I built a few completely flat tops back in the day when I was yet to break the 100 mark, but felt that
the arched top and bracing gave me more rigidity in the assembly and adopted that method as my
standard offering. They had the same preparation as the method you're talking about with the area
toward the neck being sloped to provide the proper fingerboard approach to the bridge, but were flat
otherwise.

Come to think of it....none of the guitars that I built with flat tops ever had a problem or needed
any repair or attention in that area and are still being played regularly by their owners.

If it's working.....

Thanks,
Kevin Gallagher/Omega Guitars


Hi guys, sorry for coming so late to this discussion, but I recently read a few things that made me want to ask a few questions. (Please bear with me. This reply is a little long winded!)

One of the things I read suggested a flat top will be more responsive in the bass end. I also read something else on here a few weeks back, a study of some sort, that suggested that (all other things being equal) the flatter a top is, the more responsive it is.

My general question is: If either or both of these claims are true, does the use of a top radius just lead builders into a situation where they have to compensate elsewhere to achieve the same responsiveness (or bass response) as on an unradiused top?

For instance, if (all things being equal) a radius imparts rigidity and decreases responsiveness, might builders use thinner tops and/or bracing in order to recapture responsiveness? And on the other side of things, if one built with a flat top, would the top and/or bracing have to be left stiffer than they would on a radiused top in order to make the guitar structurally sound?
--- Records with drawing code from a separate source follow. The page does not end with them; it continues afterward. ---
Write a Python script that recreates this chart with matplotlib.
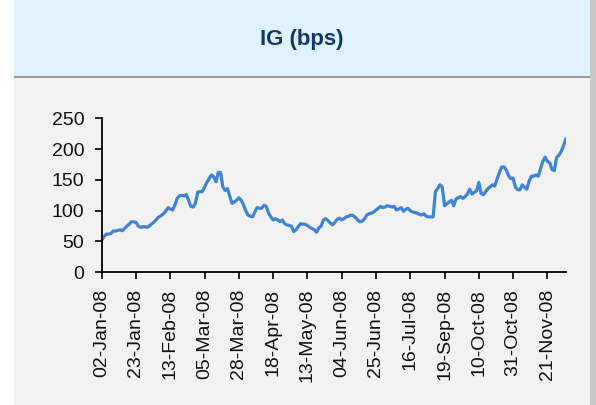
import numpy as np
import matplotlib.pyplot as plt
from matplotlib.patches import Rectangle

plt.rcParams['font.family'] = ['Liberation Sans', 'DejaVu Sans']

# IG spread, bps (one value per trading day)
ig_bps = [
    52, 58, 62, 62, 63, 67, 67, 68, 69, 67.5,
    71, 75, 78, 82, 82, 81, 75, 73, 74, 74,
    73, 76, 79, 82, 86, 90, 92, 95, 99, 105,
    103, 101, 109, 120, 124, 125, 124, 126, 117, 107,
    106, 112, 130, 131, 131, 138, 146, 152, 158, 155,
    147, 162, 162, 139, 133, 136, 124, 112, 114, 117,
    121, 117, 110, 100, 93, 91, 90, 98, 105, 104,
    104, 109, 107, 96, 90, 85, 87, 85, 82, 85,
    79, 77, 76, 75, 66, 69, 74, 79, 78, 78,
    76, 73, 71, 69, 65, 72, 75, 85, 87, 84,
    80, 77, 81, 86, 88, 85, 87, 90, 91, 93,
    92, 89, 85, 82, 83, 87, 93, 95, 96, 98,
    101, 104, 107, 105, 106, 108, 107, 106, 107, 101,
    103, 105, 99, 102, 104, 100, 98, 97, 96, 94,
    93, 95, 91, 90, 90, 90, 131, 136, 142, 138,
    108, 111, 114, 117, 108, 119, 121, 123, 120, 123,
    127, 135, 127, 130, 132, 146, 128, 126, 131, 136,
    139, 142, 140, 152, 162, 171, 171, 166, 157, 152,
    153, 138, 134, 134, 142, 138, 135, 148, 156, 156,
    158, 156, 168, 180, 187, 180, 178, 167, 165, 186,
    190, 196, 205, 216,
]

tick_labels = ['02-Jan-08', '23-Jan-08', '13-Feb-08', '05-Mar-08', '28-Mar-08',
               '18-Apr-08', '13-May-08', '04-Jun-08', '25-Jun-08', '16-Jul-08',
               '19-Sep-08', '10-Oct-08', '31-Oct-08', '21-Nov-08']
tick_step = 15

W, H = 596, 405
fig = plt.figure(figsize=(W / 100, H / 100), dpi=100)
fig.patch.set_facecolor('white')

# panel: shadow, body, title band (behind the axes)
def panel_rect(x0, y0, w, h, color):
    fig.patches.append(Rectangle((x0 / W, 1 - (y0 + h) / H), w / W, h / H,
                                 transform=fig.transFigure, facecolor=color,
                                 edgecolor='none', zorder=-5))

panel_rect(590, 0, 6, H, '#C8C8C8')
panel_rect(14, 0, 576, H, '#F2F2F2')
panel_rect(14, 76, 576, 2, '#9A9A9A')
panel_rect(14, 0, 576, 76, '#DFF1FD')
fig.text(302 / W, 1 - 40 / H, 'IG (bps)', ha='center', va='center',
         fontsize=16, fontweight='bold', color='#12386A')

ax = fig.add_axes([101.7 / W, 1 - 272.3 / H, 464 / W, 154 / H])
ax.set_zorder(2)
ax.set_facecolor('none')
x = np.arange(len(ig_bps))
ax.plot(x, ig_bps, color='#3E83D5', lw=2.3, solid_joinstyle='round')

ax.set_xlim(0, len(ig_bps) - 1)
ax.set_ylim(0, 250)
ax.set_yticks(range(0, 251, 50))
ax.set_xticks(range(0, tick_step * len(tick_labels), tick_step))
ax.set_xticklabels(tick_labels, rotation=90)
for s in ['top', 'right']:
    ax.spines[s].set_visible(False)
for s in ['left', 'bottom']:
    ax.spines[s].set_linewidth(1.3)
ax.tick_params(axis='both', labelsize=14, length=5, width=1.2, color='black',
               labelcolor='#111111')
ax.tick_params(axis='y', pad=7.5)
ax.tick_params(axis='x', pad=7)

fig.savefig('out.png', dpi=100)
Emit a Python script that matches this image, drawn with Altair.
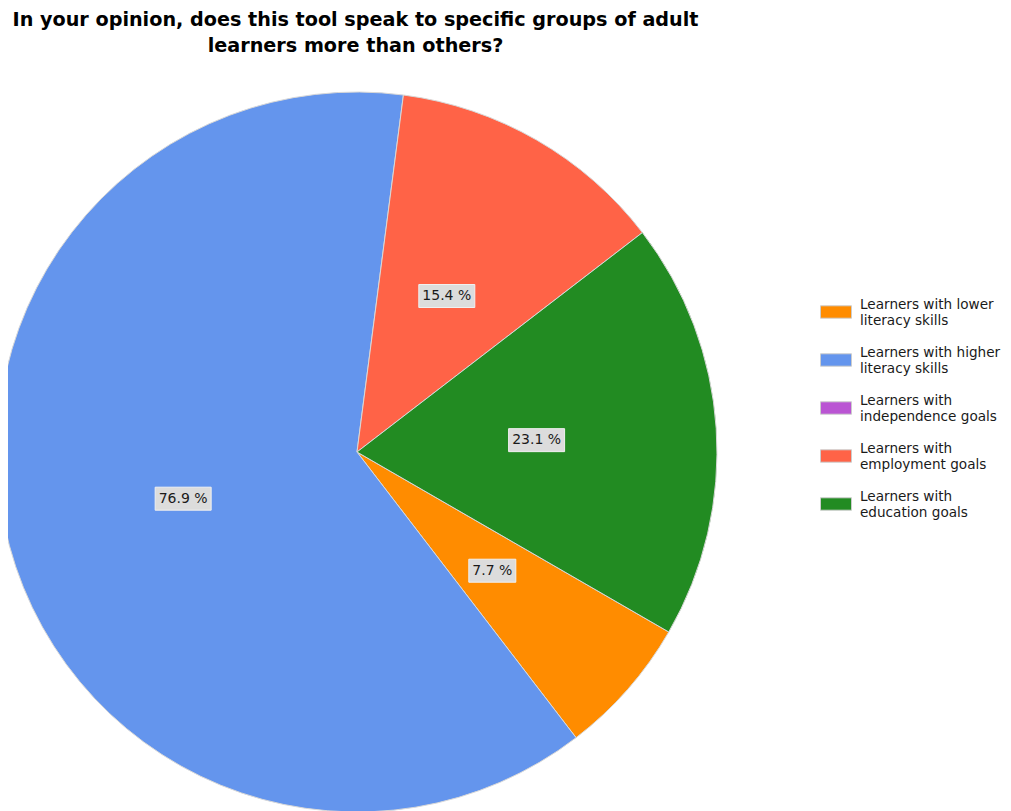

And now for the second part of my question: If it's true that radiusing decreases responsiveness (or bass response), it seems there should be a way of mathematically determining how and whether a flat top with stiffer bracing (in order to impart structural integrity) or a radiused top (with lighter bracing/thinner top) will be more responsive. Has this been sorted out?

Finally, all that leads me to wonder: Assuming a flat top is more responsive, is there a minimum radius at which structural integrity has been enhanced "sufficiently" and past which one is just adding unnecessary rigidity? How much stronger is a 50, 40, 30, 25, 20, etc radius than a flat top?

My apologies for this mess of questions. Any help in understanding all this would be greatly appreciated! And if I'm totally misguided, please be gentle.